Più che un tirannicida l’uomo che avrebbe tentato di aggredire Silvio Berlusconi a Saronno, e che forse voleva solo avvicinarlo per chissà quale motivo, sembra essere uno sciroccato. Non che ci volesse molto a capirlo: solo uno squilibrato o Maramaldo in persona potrebbe avercela con l’ex onnipotente nel momento del suo inesorabile e triste declino.

Questione di giorni, Raffaele Fitto battezzerà il suo esercito ribelle con l’improbabile nome «Conservatori e Riformisti». Chissà quale genio avrà scomodato il viceré pugliese per partorire un nome non si sa se più scostante o assurdo. Se il buon giorno si vede dal mattino, quella di don Raffaele sarà una giornata buia ma breve. Lo seguiranno 11 senatori, sufficienti per dar vita a un gruppo parlamentare, e 14 deputati, per i quali sarà invece necessario chiedere la deroga per formare un gruppo. In termini numerici il nuovo raggruppamento cambierà poco in Parlamento. Ai tempi del Nazareno, la nascita di una forza di opposizione avrebbe avuto peso. Con Fi già approdata su quei lidi, serve a poco. Le cose però, al Senato, stanno diversamente nelle commissioni e in conferenza dei capigruppo. L’arrivo di un nuovo gruppo di opposizione altererà equilibri già provati dalla scomparsa di Scelta civica. A Renzi, nel giro di qualche mese, servirà probabilmente un nuovo gruppo, stavolta di maggioranza, per riparare allo spariglio. I famosi “verdiniani” gli serviranno a ben poco. Certo, lasceranno anche loro il relitto azzurro, probabilmente cogliendo l’occasione offerta dal voto sulle riforme a ridosso della pausa estiva. Ma sono tre, e probabilmente al momento fatale si ridurranno a due. Renzi dovrà guardare da qualche altra parte, prima di tutto tra i fuoriusciti dell’M5S. Lo sta già facendo, ma il risultato resta incerto.

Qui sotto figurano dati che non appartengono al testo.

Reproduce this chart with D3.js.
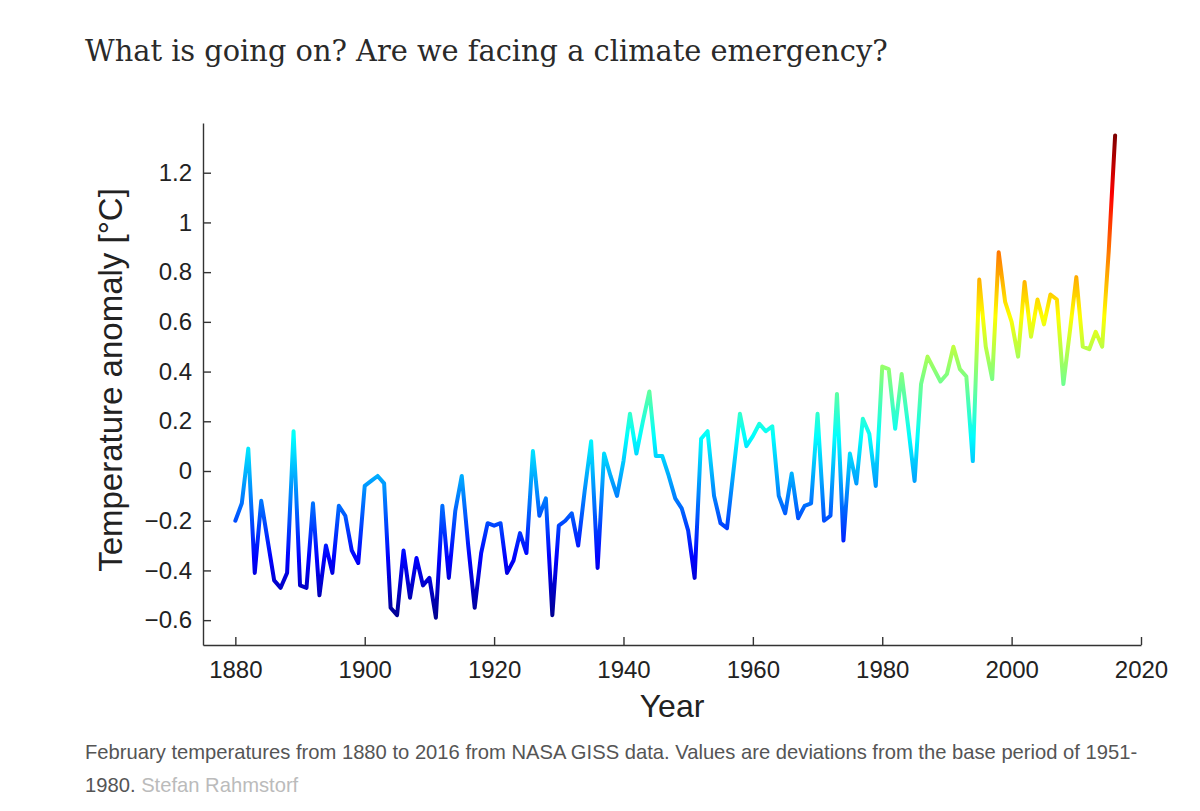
<!DOCTYPE html>
<html>
<head>
<meta charset="utf-8">
<script src="https://cdn.jsdelivr.net/npm/d3@7"></script>
<style>
  body { margin: 0; background: #fff; }
  svg text { font-family: "Liberation Sans", Arial, sans-serif; }
</style>
</head>
<body>
<svg id="chart" width="1200" height="811"></svg>
<script>
// February temperature anomaly (deg C), NASA GISS, one value per year from 1880
const firstYear = 1880;
const anomaly = [
  -0.20, -0.13, 0.09, -0.41, -0.12, -0.28, -0.44, -0.47, -0.41, 0.16,   // 1880s
  -0.46, -0.47, -0.13, -0.50, -0.30, -0.41, -0.14, -0.18, -0.32, -0.37, // 1890s
  -0.06, -0.04, -0.02, -0.05, -0.55, -0.58, -0.32, -0.51, -0.35, -0.46, // 1900s
  -0.43, -0.59, -0.14, -0.43, -0.16, -0.02, -0.30, -0.55, -0.33, -0.21, // 1910s
  -0.22, -0.21, -0.41, -0.36, -0.25, -0.33, 0.08, -0.18, -0.11, -0.58,  // 1920s
  -0.22, -0.20, -0.17, -0.30, -0.08, 0.12, -0.39, 0.07, -0.02, -0.10,   // 1930s
  0.04, 0.23, 0.07, 0.20, 0.32, 0.06, 0.06, -0.02, -0.11, -0.15,        // 1940s
  -0.24, -0.43, 0.13, 0.16, -0.10, -0.21, -0.23, 0.00, 0.23, 0.10,      // 1950s
  0.14, 0.19, 0.16, 0.18, -0.10, -0.17, -0.01, -0.19, -0.14, -0.13,     // 1960s
  0.23, -0.20, -0.18, 0.31, -0.28, 0.07, -0.05, 0.21, 0.15, -0.06,      // 1970s
  0.42, 0.41, 0.17, 0.39, 0.18, -0.04, 0.35, 0.46, 0.41, 0.36,          // 1980s
  0.39, 0.50, 0.41, 0.38, 0.04, 0.77, 0.50, 0.37, 0.88, 0.68,           // 1990s
  0.60, 0.46, 0.76, 0.54, 0.69, 0.59, 0.71, 0.69, 0.35, 0.56,           // 2000s
  0.78, 0.50, 0.49, 0.56, 0.50, 0.88, 1.35                              // 2010s
];
const xTicks = [1880, 1900, 1920, 1940, 1960, 1980, 2000, 2020];
const yTicks = [-0.6, -0.4, -0.2, 0, 0.2, 0.4, 0.6, 0.8, 1, 1.2];

const titleText = "What is going on? Are we facing a climate emergency?";
const captionLines = [
  "February temperatures from 1880 to 2016 from NASA GISS data. Values are deviations from the base period of 1951-",
  "1980."
];
const creditText = "Stefan Rahmstorf";

// jet colour map stops
const jetStops = [
  [0, "#000090"], [0.125, "#0000ff"], [0.375, "#00ffff"],
  [0.625, "#ffff00"], [0.875, "#ff0000"], [1, "#800000"]
];

const svg = d3.select("#chart");

const x = d3.scaleLinear().domain([1875, 2020]).range([203, 1141]);
const y = d3.scaleLinear().domain([-0.7, 1.4]).range([645, 123]);

// shrink/grow a text element so it spans a given width
function fitWidth(sel, width) {
  const fs = parseFloat(sel.attr("font-size"));
  const w = sel.node().getComputedTextLength();
  sel.attr("font-size", (fs * width / w).toFixed(2));
}

// title
svg.append("text")
    .attr("x", 85).attr("y", 61)
    .attr("font-size", 30)
    .style("font-family", "'DejaVu Serif', 'Liberation Serif', serif")
    .attr("fill", "#2a2a2a")
    .text(titleText)
    .call(fitWidth, 803);

// gradient: colour follows the value, like matlab's jet
const ext = d3.extent(anomaly);
const grad = svg.append("defs").append("linearGradient")
    .attr("id", "jet")
    .attr("gradientUnits", "userSpaceOnUse")
    .attr("x1", 0).attr("x2", 0)
    .attr("y1", y(ext[0])).attr("y2", y(ext[1]));
grad.selectAll("stop")
    .data(jetStops).enter()
    .append("stop")
    .attr("offset", d => d[0])
    .attr("stop-color", d => d[1]);

// axes
const fmt = d3.format("~g");
const gx = svg.append("g")
    .attr("transform", "translate(0,645)")
    .call(d3.axisBottom(x).tickValues(xTicks).tickFormat(d3.format("d"))
        .tickSizeInner(-8).tickSizeOuter(0).tickPadding(16));
const gy = svg.append("g")
    .attr("transform", "translate(203,0)")
    .call(d3.axisLeft(y).tickValues(yTicks).tickFormat(fmt)
        .tickSizeInner(-8).tickSizeOuter(0).tickPadding(11));

[gx, gy].forEach(g => {
  g.select(".domain").attr("stroke", "#333").attr("stroke-width", 1.4);
  g.selectAll(".tick line").attr("stroke", "#333").attr("stroke-width", 1.4);
  g.selectAll(".tick text")
      .attr("font-size", 24)
      .attr("font-family", "'Liberation Sans', Arial, sans-serif")
      .attr("fill", "#222");
});

// axis titles
svg.append("text")
    .attr("x", 672).attr("y", 717)
    .attr("text-anchor", "middle")
    .attr("font-size", 32)
    .attr("fill", "#222")
    .text("Year");

svg.append("text")
    .attr("transform", "translate(122,380) rotate(-90)")
    .attr("text-anchor", "middle")
    .attr("font-size", 33)
    .attr("fill", "#222")
    .text("Temperature anomaly [°C]");

// the line
const line = d3.line()
    .x((d, i) => x(firstYear + i))
    .y(d => y(d));

svg.append("path")
    .datum(anomaly)
    .attr("d", line)
    .attr("fill", "none")
    .attr("stroke", "url(#jet)")
    .attr("stroke-width", 4)
    .attr("stroke-linejoin", "round")
    .attr("stroke-linecap", "round");

// caption
const cap1 = svg.append("text")
    .attr("x", 85).attr("y", 759)
    .attr("font-size", 18)
    .attr("fill", "#555")
    .text(captionLines[0])
    .call(fitWidth, 1053);
const capSize = cap1.attr("font-size");

const cap2 = svg.append("text")
    .attr("x", 85).attr("y", 792)
    .attr("font-size", capSize)
    .attr("fill", "#555");
cap2.append("tspan").text(captionLines[1] + " ");
cap2.append("tspan").attr("fill", "#bbb").text(creditText);
</script>
</body>
</html>
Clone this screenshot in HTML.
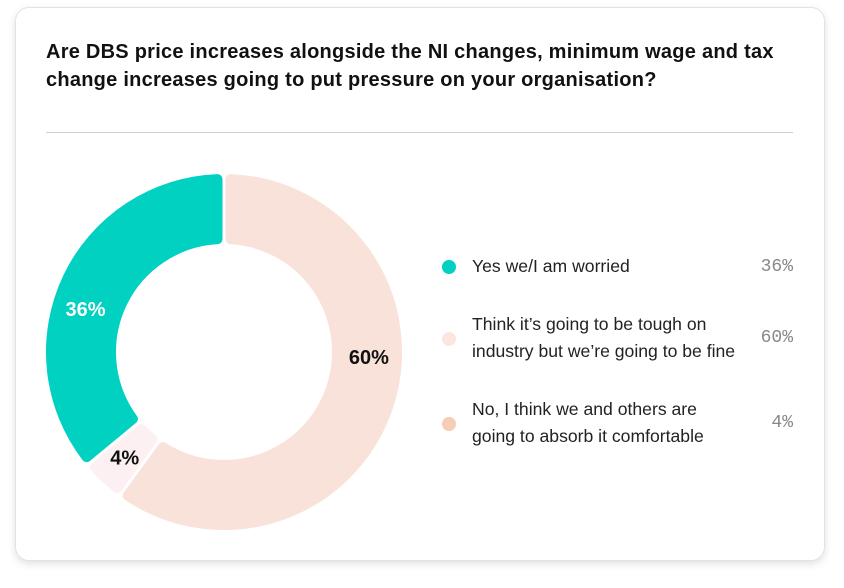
<!DOCTYPE html>
<html><head><meta charset="utf-8"><style>
body{margin:0;width:844px;height:588px;background:#fff;font-family:"Liberation Sans",sans-serif;overflow:hidden}
.card{position:absolute;left:15px;top:7px;width:808px;height:552px;border:1px solid #e2e2e2;border-radius:14px;box-shadow:0 3px 8px rgba(0,0,0,.12);background:#fff}
.title{position:absolute;left:46px;top:38px;width:750px;font-weight:bold;font-size:20px;letter-spacing:0.25px;line-height:28px;color:#111}
.rule{position:absolute;left:46px;top:132px;width:747px;height:1px;background:#cfcfcf}
.leg{position:absolute;left:472px;font-size:17.6px;line-height:27px;color:#222}
.dot{position:absolute;left:442px;width:14px;height:14px;border-radius:50%}
.pct{position:absolute;right:51px;font-family:"Liberation Mono",monospace;font-size:18px;color:#888}
</style></head><body>
<div class="card"></div>
<div class="title">Are DBS price increases alongside the NI changes, minimum wage and tax change increases going to put pressure on your organisation?</div>
<div class="rule"></div>
<svg id="donut" width="844" height="588" style="position:absolute;left:0;top:0"></svg>
<div class="dot" style="top:260px;background:#00d1c1"></div>
<div class="leg" style="top:253px">Yes we/I am worried</div>
<div class="pct" style="top:257px">36%</div>
<div class="dot" style="top:332px;background:#fbe7e0"></div>
<div class="leg" style="top:311px">Think it’s going to be tough on<br>industry but we’re going to be fine</div>
<div class="pct" style="top:328px">60%</div>
<div class="dot" style="top:417px;background:#f6cdb6"></div>
<div class="leg" style="top:396px">No, I think we and others are<br>going to absorb it comfortable</div>
<div class="pct" style="top:413px">4%</div>
<script>
const categories=["Think it's going to be tough","No, absorb comfortably","Yes worried"];
const values=[60,4,36];
const labels=["60%","4%","36%"];
const colors=["#f9e2da","#fdf0f2","#00d1c1"];
const labelColors=["#111","#111","#fff"];
const labelShift=[-16,0,-8];
const svg=document.getElementById('donut');
const cx=224,cy=352,R=178,r=108,inset=5,labelR=145;
const total=values.reduce((a,b)=>a+b,0);
const NS="http://www.w3.org/2000/svg";
function pt(rad,a){return [cx+rad*Math.sin(a),cy-rad*Math.cos(a)];}
let acc=0;
values.forEach((v,i)=>{
  const a0=acc/total*2*Math.PI, a1=(acc+v)/total*2*Math.PI; acc+=v;
  const Ro=R-inset, Ri=r+inset;
  const g0o=a0+(inset+1.5)/Ro, g1o=a1-(inset+1.5)/Ro;
  const g0i=a0+(inset+1.5)/Ri, g1i=a1-(inset+1.5)/Ri;
  const large=(g1o-g0o)>Math.PI?1:0;
  const p1=pt(Ro,g0o),p2=pt(Ro,g1o),p3=pt(Ri,g1i),p4=pt(Ri,g0i);
  const d=`M${p1} A${Ro},${Ro} 0 ${large} 1 ${p2} L${p3} A${Ri},${Ri} 0 ${large} 0 ${p4} Z`;
  const p=document.createElementNS(NS,'path');
  p.setAttribute('d',d);p.setAttribute('fill',colors[i]);p.setAttribute('stroke',colors[i]);
  p.setAttribute('stroke-width',inset*2);p.setAttribute('stroke-linejoin','round');
  
  
  svg.appendChild(p);
  const am=(a0+a1)/2+labelShift[i]*Math.PI/180, lp=pt(labelR,am);
  const t=document.createElementNS(NS,'text');
  t.setAttribute('x',lp[0]);t.setAttribute('y',lp[1]+7);
  t.setAttribute('text-anchor','middle');t.setAttribute('font-size','20');
  t.setAttribute('font-weight','bold');t.setAttribute('fill',labelColors[i]);
  t.setAttribute('font-family','Liberation Sans, sans-serif');
  t.textContent=labels[i];
  
  
  svg.appendChild(t);
});
</script>
</body></html>
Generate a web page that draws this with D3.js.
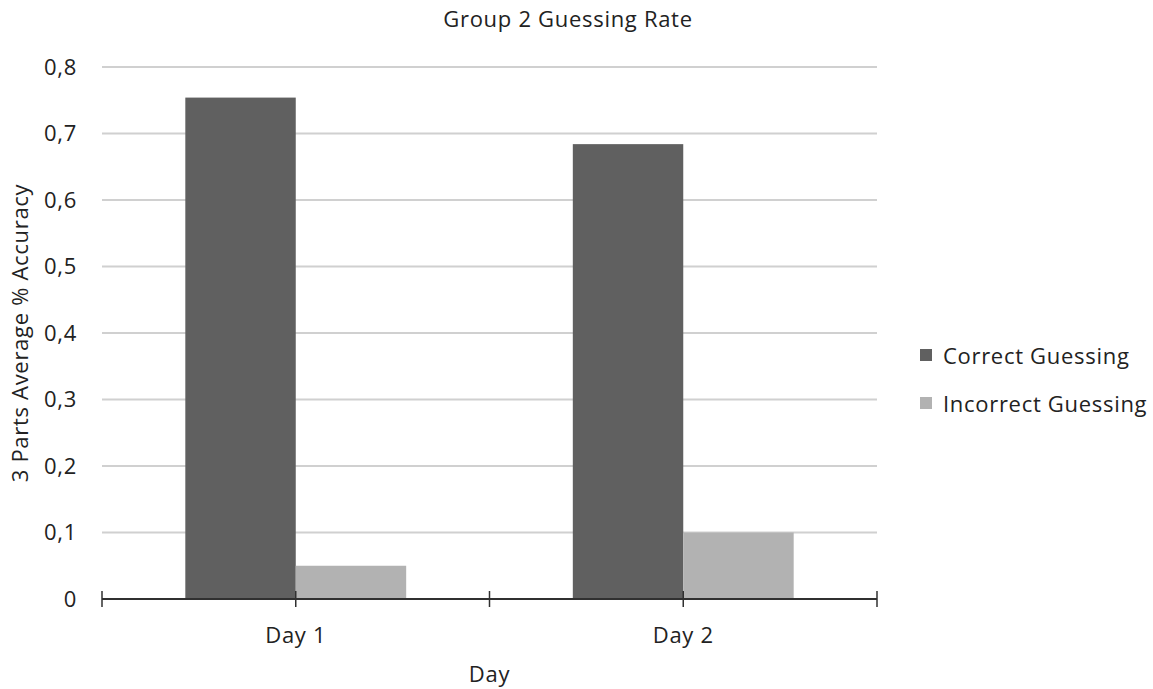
<!DOCTYPE html>
<html>
<head>
<meta charset="utf-8">
<script src="https://cdn.jsdelivr.net/npm/d3@7"></script>
<style>
  html, body { margin: 0; padding: 0; background: #fff; }
  svg text { font-family: "Open Sans", "DejaVu Sans", sans-serif; fill: #222; letter-spacing: 0.7px; }
</style>
</head>
<body>
<svg id="chart" width="1153" height="689"></svg>
<script>
// Chart data
const categories = ["Day 1", "Day 2"];
const seriesNames = ["Correct Guessing", "Incorrect Guessing"];
const correctValues = [0.754, 0.684];
const incorrectValues = [0.05, 0.1];
const yTicks = [0, 0.1, 0.2, 0.3, 0.4, 0.5, 0.6, 0.7, 0.8];
const colors = ["#606060", "#b2b2b2"];

const seriesValues = [correctValues, incorrectValues];

const svg = d3.select("#chart");
const margin = { left: 102, right: 276, top: 67, bottom: 90 };
const W = 1153, H = 689;
const plotW = W - margin.left - margin.right;
const plotH = H - margin.top - margin.bottom;
const FS = 22;

const g = svg.append("g").attr("transform", `translate(${margin.left},${margin.top})`);

const x0 = d3.scaleBand().domain(categories).range([0, plotW]).padding(0);
const x1 = d3.scaleBand().domain(seriesNames)
  .range([x0.bandwidth() * 0.215, x0.bandwidth() * 0.785]).padding(0);
const y = d3.scaleLinear().domain([0, 0.8]).range([plotH, 0]);

const fmt = v => v === 0 ? "0" : d3.format(".1f")(v).replace(".", ",");

// Horizontal gridlines
g.append("g").selectAll("line").data(yTicks.filter(t => t > 0)).join("line")
  .attr("x1", 0).attr("x2", plotW)
  .attr("y1", d => y(d)).attr("y2", d => y(d))
  .attr("stroke", "#d0d0d0").attr("stroke-width", 2);

// Y tick labels
g.append("g").selectAll("text").data(yTicks).join("text")
  .attr("x", -25).attr("y", d => y(d)).attr("dy", "0.35em")
  .attr("text-anchor", "end").attr("font-size", FS)
  .text(fmt);

// Bars
const groups = g.append("g").selectAll("g").data(categories).join("g")
  .attr("transform", d => `translate(${x0(d)},0)`);
groups.selectAll("rect")
  .data((d, i) => seriesNames.map((s, k) => ({ s, v: seriesValues[k][i], k })))
  .join("rect")
  .attr("x", d => x1(d.s))
  .attr("width", x1.bandwidth())
  .attr("y", d => y(d.v))
  .attr("height", d => plotH - y(d.v))
  .attr("fill", d => colors[d.k]);

// X axis line and ticks (at category centres and boundaries)
const xAxis = g.append("g").attr("transform", `translate(0,${plotH})`);
xAxis.append("line").attr("x1", 0).attr("x2", plotW)
  .attr("stroke", "#303030").attr("stroke-width", 2);
const tickXs = [0, ...categories.map(c => x0(c) + x0.bandwidth() / 2), ...categories.map(c => x0(c) + x0.bandwidth())];
xAxis.selectAll("line.tick").data(tickXs).join("line").attr("class", "tick")
  .attr("x1", d => d).attr("x2", d => d)
  .attr("y1", -8).attr("y2", 8)
  .attr("stroke", "#303030").attr("stroke-width", 1.5);
xAxis.selectAll("text").data(categories).join("text")
  .attr("x", d => x0(d) + x0.bandwidth() / 2).attr("y", 44)
  .attr("text-anchor", "middle").attr("font-size", FS)
  .text(d => d);

// Titles
svg.append("text").attr("x", 568).attr("y", 27)
  .attr("text-anchor", "middle").attr("font-size", FS).text("Group 2 Guessing Rate");
svg.append("text").attr("x", margin.left + plotW / 2).attr("y", 682)
  .attr("text-anchor", "middle").attr("font-size", FS).text("Day");
svg.append("text")
  .attr("transform", `translate(28,${margin.top + plotH / 2}) rotate(-90)`)
  .attr("text-anchor", "middle").attr("font-size", FS)
  .text("3 Parts Average % Accuracy");

// Legend
const legend = svg.append("g").attr("transform", "translate(920,349)");
const li = legend.selectAll("g").data(seriesNames).join("g")
  .attr("transform", (d, i) => `translate(0,${i * 48})`);
li.append("rect").attr("width", 12).attr("height", 12).attr("fill", (d, i) => colors[i]);
li.append("text").attr("x", 23).attr("y", 15)
  .attr("font-size", FS).text(d => d);
</script>
</body>
</html>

Come d’uopo nei momenti di scissione, nei resti dell’armata azzurra volano gli stracci. Ma persino nella rissa d’ordinanza campeggia una vistosa svogliatezza. Fitto parla di «triste epilogo», di «capitolo chiuso». Accusa l’ex capo di «autorottamarsi» e di abbondare in «insulti e bugie che neppure meriterebbero risposta». L’autorottamatore replica ostentando superiorità. «Facciano un po’ quello che vogliono», sibila alludendo a Fitto e ad Alfano, gli ultimi in ordine di tempo tra i tanti delfini, delfinetti e strettissimi collaboratori che lo hanno abbandonato. «Io sono fuori dalla politica», annuncia, ma solo per smentirsi subito. È fuori però resta in campo «per senso di responsabilità», perché ha «un progetto», che «forse è solo un sogno»: quello di fare dei moderati, «indiscutibilmente maggioranza numerica degli italiani», anche una «maggioranza politica». Non è un sogno nuovo di zecca. È la stessa carta su cui puntò con successo 21 anni fa. La differenza è che allora un “uomo nuovo” in grado di unificare, almeno elettoralmente, le diverse anime della destra c’era, ed era lui. Oggi non c’è. Non può essere lui e neppure uno dei tanti delfini o ex delfini che pure inseguono quel miraggio. Basta mettere in fila le facce di Giovanni Toti, Angelino Alfano e Raffaele Fitto per capire che se le speranze della destra sono quelle, tanto vale abbandonare la partita senza neanche provare a giocarla. Del resto persino Berlusconi se ne rende conto. «Se guardo al futuro, un ricompattamento del centrodestra non lo vedo», ammette.

Il disfacimento della destra mette l’Italia nelle mani di Matteo Renzi, campione senza più concorrenti. E tuttavia anche questa sfida senza competizione, vinta in partenza e troppo facilmente, inizia a rivelare un lato preoccupante. I sondaggi dicono che il 31 maggio l’astensionismo potrebbe balzare alle stelle. Senza nulla da votare, senza possibilità di vincere, una parte cospicua di quelli che Berlusconi chiama «i moderati» potrebbe scegliere la giornata al mare.

Per Renzi sarebbe un’ottima notizia, ma solo all’apparenza. Ottenere la schiacciante maggioranza di una minoranza esile del corpo elettorale non è poi una gran vittoria. Ma soprattutto, si sa che in politica i vuoti non restano tali a lungo.